Several Shiite figures demanded the world body be brought into the process. Governing Council member Mohammad Bahr al-Olum urged that the written agreement give the transitional government the right to call on the assistance of the United Nations or a country of its choice.
The current chairman of the council, Abdul Aziz al-Hakim, also a Shiite, pointed out that the UN's exclusion was a problem.
Sistani, who has repeatedly called for general elections to the first assembly in the new Iraq, rejected a compromise offered by the Governing Council.
"We did not reach an agreement on this question and discussions are continuing between the Governing Council and the Marjaiya" (Shiite leadership), Rubaie told AFP.
He met Sistani for three hours along with Ahmed Chalabi, another Governing Council member who is also a Shiite, but the ayatollah threw out their proposal for a referendum, Rubaie added.
"We put forward a compromise proposal: the appointment of a committee of 100-150 people from all political currents in Iraq, including those not represented on the council."

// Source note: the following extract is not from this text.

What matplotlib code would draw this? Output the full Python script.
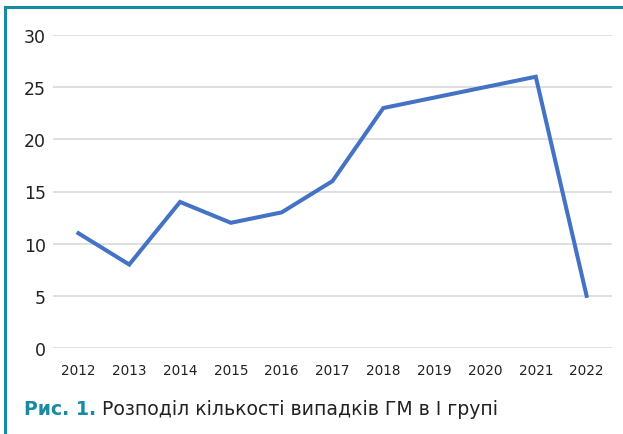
import matplotlib
matplotlib.use("Agg")
import matplotlib.pyplot as plt
from matplotlib.lines import Line2D

# дані
years = ["2012", "2013", "2014", "2015", "2016", "2017", "2018", "2019", "2020", "2021", "2022"]
cases = [11, 8, 14, 12, 13, 16, 23, 24, 25, 26, 5]
y_ticks = [0, 5, 10, 15, 20, 25, 30]

TEAL = "#1a8aa0"
BLUE = "#4472c4"

plt.rcParams['font.family'] = ['DejaVu Sans']

W, H = 623, 435
fig = plt.figure(figsize=(W / 100, H / 100), dpi=100)
ax = fig.add_axes([53 / W, 1 - 349 / H, (612 - 53) / W, (349 - 36) / H])

x = list(range(len(years)))
ax.plot(x, cases, color=BLUE, linewidth=2.9, solid_joinstyle="miter")

ax.set_xlim(-0.5, len(years) - 0.5)
ax.set_ylim(0, 30)
ax.set_yticks(y_ticks)
ax.set_xticks(x)
ax.set_xticklabels(years)
ax.grid(axis="y", color="#d9d9d9", linewidth=1.2)
ax.set_axisbelow(True)
for s in ax.spines.values():
    s.set_visible(False)
ax.tick_params(axis="both", length=0)
ax.tick_params(axis="y", labelsize=12.5, colors="#222222", pad=5)
ax.tick_params(axis="x", labelsize=9.8, colors="#222222", pad=11)

# рамка зверху і зліва
fig.add_artist(Line2D([5 / W, 1], [1 - 8 / H, 1 - 8 / H], color=TEAL, linewidth=2.2,
                      transform=fig.transFigure))
fig.add_artist(Line2D([5 / W, 5 / W], [0, 1 - 8 / H], color=TEAL, linewidth=2.2,
                      transform=fig.transFigure))

# підпис
t = fig.text(24 / W, 1 - 410 / H, "Рис. 1.", color=TEAL, fontsize=13.6, fontweight="bold",
             va="center", ha="left")
fig.canvas.draw()
bb = t.get_window_extent()
fig.text((bb.x1 + 6) / W, 1 - 410 / H, "Розподіл кількості випадків ГМ в І групі",
         color="#222222", fontsize=13.6, va="center", ha="left")

fig.savefig("out.png", dpi=100)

The names would then be put to a national referendum which Rubaie said would be "easier to organize than general elections" that require constituencies to be drawn up, a list of candidates and an electoral campaign.
The interim council's 25 members are clearly divided over the election issue.
The debate opposes those whose prime objective is the return of sovereignty and an end to occupation to those who stress that the Iraqi people must first be consulted to give legitimacy to any new leaders.
Annan ruled out in a report this week any quick return to Iraq for the United Nations, saying it remained too dangerous to put his staff at risk.
But he nevertheless said emergency and humanitarian work could be stepped up despite the grim outlook on security.
Annan pulled all non-Iraqi UN staff out of Baghdad in October following a string of deadly attacks in the city, including a suicide bombing of the UN headquarters that killed Annan's top envoy to Iraq and 21 other people.
The secretary general also appointed Ross Mountain, a veteran humanitarian official, as interim envoy to Baghdad to replace Sergio Vieira de Mello, killed in the August 19 bombing.